Pot Surface – When choosing a pot color consider the color of the trunk and whether the tree has any dramatic foliage, fruit or flowers.

Conifers (e.g. pines and junipers) have dark gray bark that looks good in a brown pot. But shimpaku juniper and scotch (or Scots) pine have reddish bark, so they look good in a reddish brown pot. Both of these are easy to find in an unglazed pot. Olives and oaks often have lighter gray bark. Brown or unglazed gray is a good choice.
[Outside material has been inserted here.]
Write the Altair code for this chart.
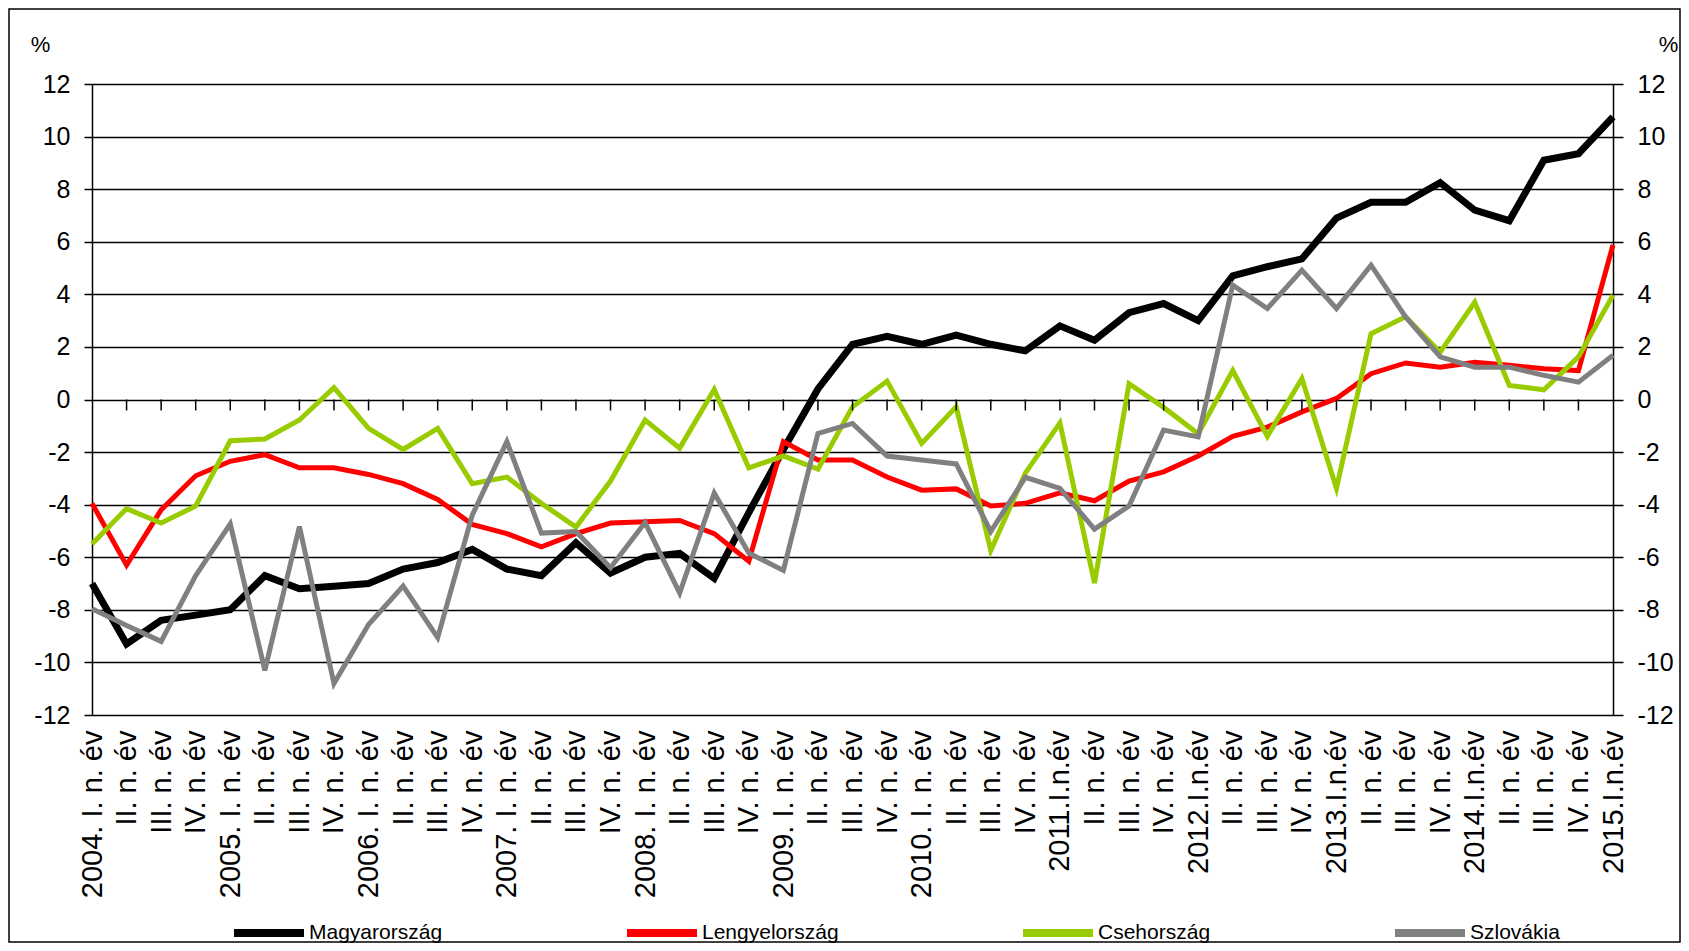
import json
import altair as alt
import pandas as pd

labels = [
    "2004. I. n. év", "II. n. év", "III. n. év", "IV. n. év",
    "2005. I. n. év", "II. n. év", "III. n. év", "IV. n. év",
    "2006. I. n. év", "II. n. év", "III. n. év", "IV. n. év",
    "2007. I. n. év", "II. n. év", "III. n. év", "IV. n. év",
    "2008. I. n. év", "II. n. év", "III. n. év", "IV. n. év",
    "2009. I. n. év", "II. n. év", "III. n. év", "IV. n. év",
    "2010. I. n. év", "II. n. év", "III. n. év", "IV. n. év",
    "2011.I.n.év", "II. n. év", "III. n. év", "IV. n. év",
    "2012.I.n.év", "II. n. év", "III. n. év", "IV. n. év",
    "2013.I.n.év", "II. n. év", "III. n. év", "IV. n. év",
    "2014.I.n.év", "II. n. év", "III. n. év", "IV. n. év",
    "2015.I.n.év",
]

magyarorszag = [
    -7.0, -9.3, -8.4, -8.2, -8.0, -6.7, -7.2, -7.1, -7.0, -6.45,
    -6.2, -5.7, -6.45, -6.7, -5.45, -6.6, -6.0, -5.85, -6.8, -4.3,
    -1.9, 0.4, 2.1, 2.4, 2.1, 2.45, 2.1, 1.85, 2.8, 2.25,
    3.3, 3.65, 3.0, 4.7, 5.05, 5.35, 6.9, 7.5, 7.5, 8.25,
    7.2, 6.8, 9.1, 9.35, 10.75,
]
lengyelorszag = [
    -3.95, -6.3, -4.2, -2.9, -2.35, -2.1, -2.6, -2.6, -2.85, -3.2,
    -3.8, -4.75, -5.1, -5.6, -5.1, -4.7, -4.65, -4.6, -5.1, -6.15,
    -1.6, -2.3, -2.3, -2.95, -3.45, -3.4, -4.05, -3.95, -3.55, -3.85,
    -3.1, -2.75, -2.15, -1.4, -1.05, -0.47, 0.04, 0.98, 1.39, 1.23,
    1.42, 1.3, 1.17, 1.1, 5.88,
]
csehorszag = [
    -5.5, -4.15, -4.7, -4.05, -1.57, -1.5, -0.78, 0.45, -1.1, -1.9,
    -1.1, -3.2, -2.95, -3.95, -4.85, -3.1, -0.78, -1.85, 0.38, -2.6,
    -2.15, -2.65, -0.28, 0.7, -1.67, -0.28, -5.74, -2.8, -0.89, -6.98,
    0.6, -0.3, -1.3, 1.1, -1.4, 0.8, -3.38, 2.5, 3.15, 1.8,
    3.7, 0.53, 0.37, 1.62, 3.97,
]
szlovakia = [
    -7.96, -8.6, -9.2, -6.7, -4.73, -10.3, -4.83, -10.8, -8.56, -7.1,
    -9.06, -4.4, -1.6, -5.08, -5.02, -6.4, -4.68, -7.36, -3.56, -5.84,
    -6.5, -1.29, -0.91, -2.15, -2.3, -2.45, -5.02, -2.96, -3.38, -4.93,
    -4.05, -1.16, -1.42, 4.35, 3.46, 4.92, 3.46, 5.11, 3.14, 1.62,
    1.23, 1.23, 0.92, 0.66, 1.68,
]

series_names = ["Magyarország", "Lengyelország", "Csehország", "Szlovákia"]
series_values = [magyarorszag, lengyelorszag, csehorszag, szlovakia]
series_colors = ["#000000", "#FF0000", "#99CC00", "#808080"]
series_widths = [7, 5, 5, 5]
y_ticks = list(range(-12, 13, 2))

rows = []
for name, vals in zip(series_names, series_values):
    for i, v in enumerate(vals):
        rows.append({"idx": i, "series": name, "value": v})
df = pd.DataFrame(rows)
ticks_df = pd.DataFrame({"idx": list(range(1, len(labels) - 1))})
frame_df = pd.DataFrame({"k": [0]})

W, H = 1521, 631
FONT = "Liberation Sans"

label_expr = json.dumps(labels, ensure_ascii=False) + "[datum.value]"

xscale = alt.Scale(domain=[0, len(labels) - 1], nice=False, zero=False)
yscale = alt.Scale(domain=[-12, 12], nice=False)
color_scale = alt.Scale(domain=series_names, range=series_colors)

x_axis = alt.Axis(
    values=list(range(len(labels))), labelExpr=label_expr, labelAngle=270,
    labelAlign="right", labelBaseline="middle", labelFontSize=29,
    labelFontWeight="normal", labelPadding=15, labelOverlap=False,
    labelFlush=False, labelBound=False, ticks=False, domain=False,
    grid=False, title="", labelColor="black", labelFont=FONT,
)
y_left_axis = alt.Axis(
    values=y_ticks, labelExpr="'' + datum.value", grid=True,
    gridColor="black", gridWidth=1.5,
    domainColor="black", domainWidth=1.5, tickColor="black", tickSize=8,
    tickWidth=1.5, labelFontSize=25, labelPadding=14, labelColor="black",
    labelFont=FONT, title="%", titleAngle=0, titleX=-52, titleY=-40,
    titleAlign="center", titleBaseline="middle", titleFontSize=22,
    titleFontWeight="normal", titleFont=FONT, titleColor="black",
)
y_right_axis = alt.Axis(
    orient="right", values=y_ticks, labelExpr="'' + datum.value", grid=False,
    domainColor="black", domainWidth=1.5, tickColor="black", tickSize=10,
    tickWidth=1.5, labelFontSize=25, labelPadding=14, labelColor="black",
    labelFont=FONT, title="%", titleAngle=0, titleX=55, titleY=-40,
    titleAlign="center", titleBaseline="middle", titleFontSize=22,
    titleFontWeight="normal", titleFont=FONT, titleColor="black",
)
legend = alt.Legend(
    orient="none", legendX=138, legendY=810, direction="horizontal",
    columns=4, columnPadding=168, symbolType="stroke", symbolSize=4900,
    symbolStrokeWidth=8, labelFontSize=21, labelOffset=1, title=None,
    padding=0, labelColor="black", labelFont=FONT,
)

frame = alt.Chart(frame_df).mark_rect(
    fillOpacity=0, stroke="black", strokeWidth=1.5
).encode(
    x=alt.value(-83), x2=alt.value(1588), y=alt.value(-75), y2=alt.value(858)
)

line_layers = []
for name, w in zip(series_names, series_widths):
    line_layers.append(
        alt.Chart(df).transform_filter(alt.datum.series == name)
        .mark_line(strokeWidth=w)
        .encode(
            x=alt.X("idx:Q", scale=xscale, axis=x_axis),
            y=alt.Y("value:Q", scale=yscale, axis=y_left_axis),
            color=alt.Color("series:N", scale=color_scale, legend=legend),
        )
    )

inner = alt.layer(frame, *line_layers)

ticks = alt.Chart(ticks_df).mark_rule(
    color="black", strokeWidth=1.5, y2Offset=11
).encode(
    x=alt.X("idx:Q", scale=xscale, axis=x_axis),
    y=alt.YDatum(0, scale=yscale, axis=y_right_axis),
    y2=alt.Y2Datum(0),
)

chart = alt.layer(inner, ticks).resolve_axis(y="independent").properties(
    width=W, height=H,
    padding={"left": 84, "top": 76, "right": 68, "bottom": 228},
    autosize=alt.AutoSizeParams(type="none"),
).configure_view(strokeWidth=0).configure(font=FONT)

chart.save("out.html", embed_options={"renderer": "svg", "actions": False})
Flowering trees, like azaleas or quince, may use light blue or green. Maples are often in pots with a cream glaze. Occasionally a yellow ochre or green pot may be used to compliment the autumn leaf color. We’re seeing more matt glazes now, not just the high gloss of a few years ago. And, sometimes a blend of glaze colors are used, especially when the pot surface is textured.
Color is a matter of taste; don’t feel constrained by these guidelines. Find what you like!

Examples of Different Pots

John Planting allowed me to photograph a lot of different pots he has – each one “just right” for a particular style, size and type of tree. When you click on a pot image you’ll see a larger version plus commentary about that pot. 

Masculine Pots

Here’s a variety of masculine pots.



For comparison Here’s a variety of feminine pots.


Pots for Cascade-style Trees

Cancade trees may be either masculine or feminine. But all cascade pots are deeper than wide – compared to the “regular” pots shown above.


How Many Holes?

Now we’ll look at the number of holes. Older pots usually had 2 or even fewer holes. But it was recognized that those pots did’t always drain as well as was needed, so newer pots have more holes. That doesn’t mean you shouldn’t use an old pot. Old pots can be very beautiful. You just need to be a bit more careful when watering trees in these pots.